Output the lines from the top of the entries below to the line with "const seriesNames = ['Dårlig", both included, exactly and without pictures.

BEGIN Rows

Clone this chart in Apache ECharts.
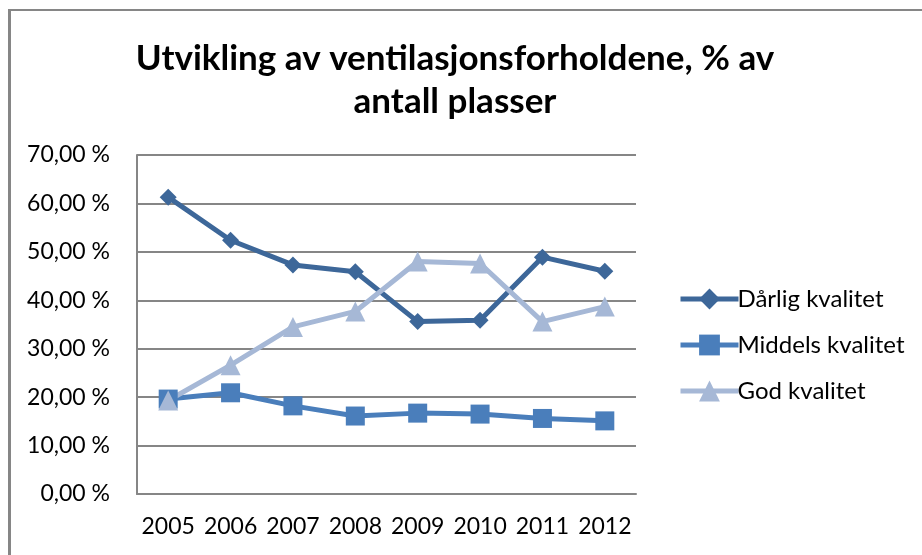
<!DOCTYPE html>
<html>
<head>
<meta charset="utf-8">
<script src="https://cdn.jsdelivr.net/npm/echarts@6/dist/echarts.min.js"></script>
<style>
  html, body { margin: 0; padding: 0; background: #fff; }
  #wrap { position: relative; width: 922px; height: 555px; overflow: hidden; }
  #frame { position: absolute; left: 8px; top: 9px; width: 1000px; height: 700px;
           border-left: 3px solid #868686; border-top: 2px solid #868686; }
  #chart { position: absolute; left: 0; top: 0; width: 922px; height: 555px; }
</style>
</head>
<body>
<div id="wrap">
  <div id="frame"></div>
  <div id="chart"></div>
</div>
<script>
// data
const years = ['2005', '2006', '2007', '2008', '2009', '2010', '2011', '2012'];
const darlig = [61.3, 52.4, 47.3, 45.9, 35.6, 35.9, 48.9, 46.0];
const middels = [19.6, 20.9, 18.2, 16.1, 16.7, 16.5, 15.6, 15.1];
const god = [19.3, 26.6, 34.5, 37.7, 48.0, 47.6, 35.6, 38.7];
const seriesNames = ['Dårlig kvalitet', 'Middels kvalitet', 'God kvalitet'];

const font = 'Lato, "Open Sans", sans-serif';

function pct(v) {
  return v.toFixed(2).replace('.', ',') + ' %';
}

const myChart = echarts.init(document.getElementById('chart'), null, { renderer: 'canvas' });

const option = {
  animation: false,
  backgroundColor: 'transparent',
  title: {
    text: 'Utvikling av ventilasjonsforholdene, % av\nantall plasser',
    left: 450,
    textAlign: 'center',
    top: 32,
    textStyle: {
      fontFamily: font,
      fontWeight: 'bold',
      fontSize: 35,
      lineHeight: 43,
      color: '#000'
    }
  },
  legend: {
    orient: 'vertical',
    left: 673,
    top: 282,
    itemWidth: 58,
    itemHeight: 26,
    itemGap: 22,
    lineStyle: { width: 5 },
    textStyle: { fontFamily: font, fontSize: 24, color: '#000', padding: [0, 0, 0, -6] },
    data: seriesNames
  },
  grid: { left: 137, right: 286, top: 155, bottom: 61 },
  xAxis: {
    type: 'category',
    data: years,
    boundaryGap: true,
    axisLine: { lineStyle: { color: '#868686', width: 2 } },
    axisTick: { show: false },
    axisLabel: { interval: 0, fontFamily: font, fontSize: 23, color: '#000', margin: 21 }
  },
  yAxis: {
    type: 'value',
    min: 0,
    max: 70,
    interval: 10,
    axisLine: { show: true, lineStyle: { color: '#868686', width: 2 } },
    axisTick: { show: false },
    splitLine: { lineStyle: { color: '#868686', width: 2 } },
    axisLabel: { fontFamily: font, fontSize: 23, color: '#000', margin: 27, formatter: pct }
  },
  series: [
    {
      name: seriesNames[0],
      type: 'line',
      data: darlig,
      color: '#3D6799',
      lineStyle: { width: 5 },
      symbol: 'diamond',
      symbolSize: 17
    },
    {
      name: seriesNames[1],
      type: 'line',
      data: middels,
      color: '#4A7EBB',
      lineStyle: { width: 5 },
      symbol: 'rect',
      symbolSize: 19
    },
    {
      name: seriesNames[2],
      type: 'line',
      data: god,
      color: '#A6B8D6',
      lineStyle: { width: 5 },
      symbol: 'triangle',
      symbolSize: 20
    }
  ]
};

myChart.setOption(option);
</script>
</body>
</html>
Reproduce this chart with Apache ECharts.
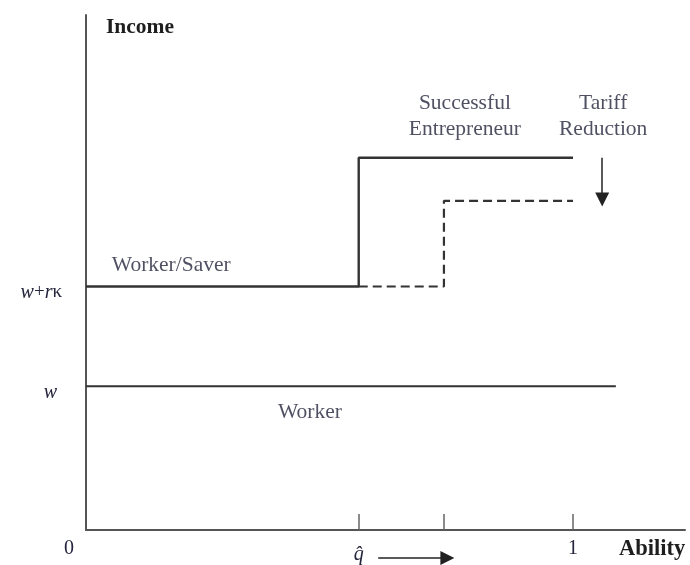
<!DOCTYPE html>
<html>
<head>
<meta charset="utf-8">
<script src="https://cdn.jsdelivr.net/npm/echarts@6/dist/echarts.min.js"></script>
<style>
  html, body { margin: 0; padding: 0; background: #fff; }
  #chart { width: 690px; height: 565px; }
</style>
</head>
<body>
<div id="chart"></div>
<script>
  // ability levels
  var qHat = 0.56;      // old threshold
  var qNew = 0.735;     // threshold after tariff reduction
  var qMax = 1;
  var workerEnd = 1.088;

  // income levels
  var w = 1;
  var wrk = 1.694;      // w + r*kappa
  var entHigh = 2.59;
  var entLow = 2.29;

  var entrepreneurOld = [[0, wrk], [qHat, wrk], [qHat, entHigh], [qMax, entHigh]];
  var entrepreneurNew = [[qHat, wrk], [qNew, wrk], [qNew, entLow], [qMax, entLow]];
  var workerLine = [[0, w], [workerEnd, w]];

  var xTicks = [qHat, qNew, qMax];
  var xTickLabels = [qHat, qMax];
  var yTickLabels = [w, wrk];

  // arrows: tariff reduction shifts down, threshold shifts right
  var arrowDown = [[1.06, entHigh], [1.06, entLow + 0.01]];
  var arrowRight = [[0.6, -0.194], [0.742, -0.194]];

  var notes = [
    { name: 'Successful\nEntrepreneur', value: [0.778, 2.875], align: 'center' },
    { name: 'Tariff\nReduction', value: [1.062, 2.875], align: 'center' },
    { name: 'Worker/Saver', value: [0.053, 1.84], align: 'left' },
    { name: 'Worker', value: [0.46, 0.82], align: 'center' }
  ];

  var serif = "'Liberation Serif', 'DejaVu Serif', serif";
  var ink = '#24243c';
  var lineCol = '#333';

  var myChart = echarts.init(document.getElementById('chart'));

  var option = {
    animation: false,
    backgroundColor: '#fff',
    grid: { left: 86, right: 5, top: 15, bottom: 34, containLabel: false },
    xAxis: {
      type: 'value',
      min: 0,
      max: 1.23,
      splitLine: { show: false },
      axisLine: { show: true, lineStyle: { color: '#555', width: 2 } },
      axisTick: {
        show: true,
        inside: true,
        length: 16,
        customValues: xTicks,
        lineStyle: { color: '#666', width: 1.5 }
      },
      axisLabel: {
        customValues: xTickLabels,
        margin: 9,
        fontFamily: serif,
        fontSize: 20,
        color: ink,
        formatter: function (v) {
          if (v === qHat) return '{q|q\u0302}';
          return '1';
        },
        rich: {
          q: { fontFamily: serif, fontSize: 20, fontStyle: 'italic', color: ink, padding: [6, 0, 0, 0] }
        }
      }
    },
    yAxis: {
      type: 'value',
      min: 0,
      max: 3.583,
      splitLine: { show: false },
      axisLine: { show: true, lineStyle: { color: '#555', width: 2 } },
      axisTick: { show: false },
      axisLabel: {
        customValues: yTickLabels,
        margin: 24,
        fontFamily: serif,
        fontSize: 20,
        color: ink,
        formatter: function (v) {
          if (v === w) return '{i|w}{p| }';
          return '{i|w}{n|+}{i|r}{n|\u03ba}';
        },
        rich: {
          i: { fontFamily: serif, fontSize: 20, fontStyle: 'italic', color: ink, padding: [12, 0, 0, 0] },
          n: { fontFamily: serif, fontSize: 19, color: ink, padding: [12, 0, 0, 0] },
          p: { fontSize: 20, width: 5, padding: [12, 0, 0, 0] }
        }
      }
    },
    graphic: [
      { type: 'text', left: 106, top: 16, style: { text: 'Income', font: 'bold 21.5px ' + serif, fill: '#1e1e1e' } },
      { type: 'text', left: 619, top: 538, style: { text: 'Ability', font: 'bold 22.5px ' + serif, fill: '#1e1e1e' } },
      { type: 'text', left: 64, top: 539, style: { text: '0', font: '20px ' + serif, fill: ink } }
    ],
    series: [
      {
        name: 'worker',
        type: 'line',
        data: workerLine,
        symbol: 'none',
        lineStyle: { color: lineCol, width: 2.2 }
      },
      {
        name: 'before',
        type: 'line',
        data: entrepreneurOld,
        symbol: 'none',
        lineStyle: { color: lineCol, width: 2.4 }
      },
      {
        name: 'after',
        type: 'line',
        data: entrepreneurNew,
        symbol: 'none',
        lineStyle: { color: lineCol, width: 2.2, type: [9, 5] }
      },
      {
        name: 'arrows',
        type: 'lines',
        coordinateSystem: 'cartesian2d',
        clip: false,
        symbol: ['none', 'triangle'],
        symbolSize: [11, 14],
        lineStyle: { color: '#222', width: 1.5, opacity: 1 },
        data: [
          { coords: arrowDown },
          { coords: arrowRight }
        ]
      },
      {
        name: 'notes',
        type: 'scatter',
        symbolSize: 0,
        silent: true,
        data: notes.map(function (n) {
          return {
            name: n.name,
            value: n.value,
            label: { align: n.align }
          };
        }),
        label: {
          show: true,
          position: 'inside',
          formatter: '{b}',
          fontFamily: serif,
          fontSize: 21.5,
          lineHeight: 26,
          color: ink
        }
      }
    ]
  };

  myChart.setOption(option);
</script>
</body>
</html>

END Rows

▶ [Response to this task]:
Clone this chart in Apache ECharts.
<!DOCTYPE html>
<html>
<head>
<meta charset="utf-8">
<script src="https://cdn.jsdelivr.net/npm/echarts@6/dist/echarts.min.js"></script>
<style>
  html, body { margin: 0; padding: 0; background: #fff; }
  #wrap { position: relative; width: 922px; height: 555px; overflow: hidden; }
  #frame { position: absolute; left: 8px; top: 9px; width: 1000px; height: 700px;
           border-left: 3px solid #868686; border-top: 2px solid #868686; }
  #chart { position: absolute; left: 0; top: 0; width: 922px; height: 555px; }
</style>
</head>
<body>
<div id="wrap">
  <div id="frame"></div>
  <div id="chart"></div>
</div>
<script>
// data
const years = ['2005', '2006', '2007', '2008', '2009', '2010', '2011', '2012'];
const darlig = [61.3, 52.4, 47.3, 45.9, 35.6, 35.9, 48.9, 46.0];
const middels = [19.6, 20.9, 18.2, 16.1, 16.7, 16.5, 15.6, 15.1];
const god = [19.3, 26.6, 34.5, 37.7, 48.0, 47.6, 35.6, 38.7];
const seriesNames = ['Dårlig kvalitet', 'Middels kvalitet', 'God kvalitet'];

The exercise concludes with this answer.